The second night we ever spent together was in a tent at Doug’s Place, and I could see, instantly, that he was right: this was a magic place. Over the next five years I developed my own connection to it. Some of us must have receptors in our brains for making deep connections with places, and my brain seems to be dotted with them. My connection with Doug’s Place was primarily creative; I couldn’t step foot into the meadow, or onto Hogback Hill Road, without words wafting into my head or seeing images to photograph. Travis’s, of course, was history, and personal investment: the days he spent moving gravel or planting trees with his dad; the years spent camping, the hours spent exploring Pine Creek.

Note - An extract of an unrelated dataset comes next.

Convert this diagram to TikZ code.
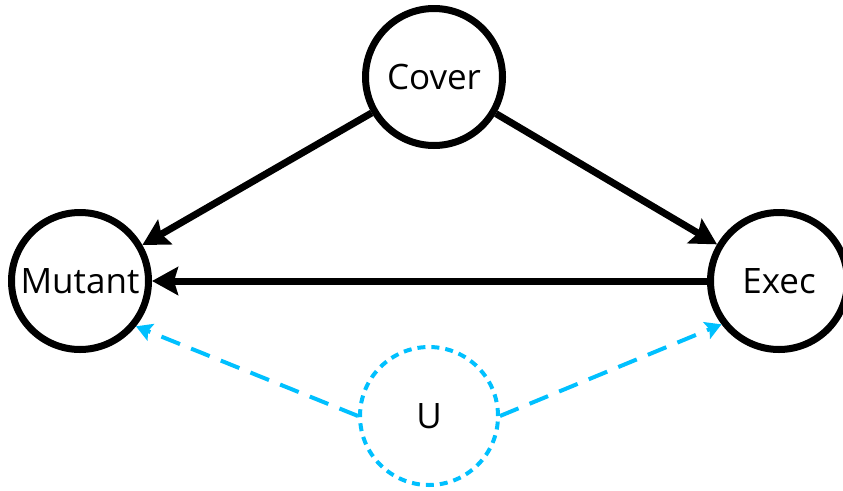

Magic in place can’t be objectively defined, but I think for me it calls to mind Louise Chawla’s theory of ecstatic memory, in which she is careful to note the involvement of place in the emotionally overwhelming moments of childhood that install a lifelong thread between a child and the natural world:
“The environment itself offered freedom in the
sense of potentiality – an openness to exploration and
discovery in a place that beckoned enthralling.”
In other words, then, magic places for me are places that awaken the “radioactive jewel” of ecstatic childhood memory.
“Let’s go to Doug’s Place this weekend,” I said last Tuesday. That’s never an unpopular idea, so he e-mailed Doug to let him know we’d be there. Doug e-mailed back with news: this would be the last weekend he would own the property. He was closing the sale of it the following week. We were stunned. We knew it was possible; Doug had been considering selling it for awhile. We’d just chosen not to think about it. It wasn’t on the market long, he said. The buyer spent a very short time on the property before making an offer. Of course he did. He must have the receptors in his brain too.
We waffled a bit about whether to go. Did we need to say goodbye? Did we want to? We went. I’m glad we did. I found my camera was mostly interested in Travis’s goodbye, the one steeped in history and family and labors of love. Departures can be beautiful when they reflect the attachment that underlies them. Life moves.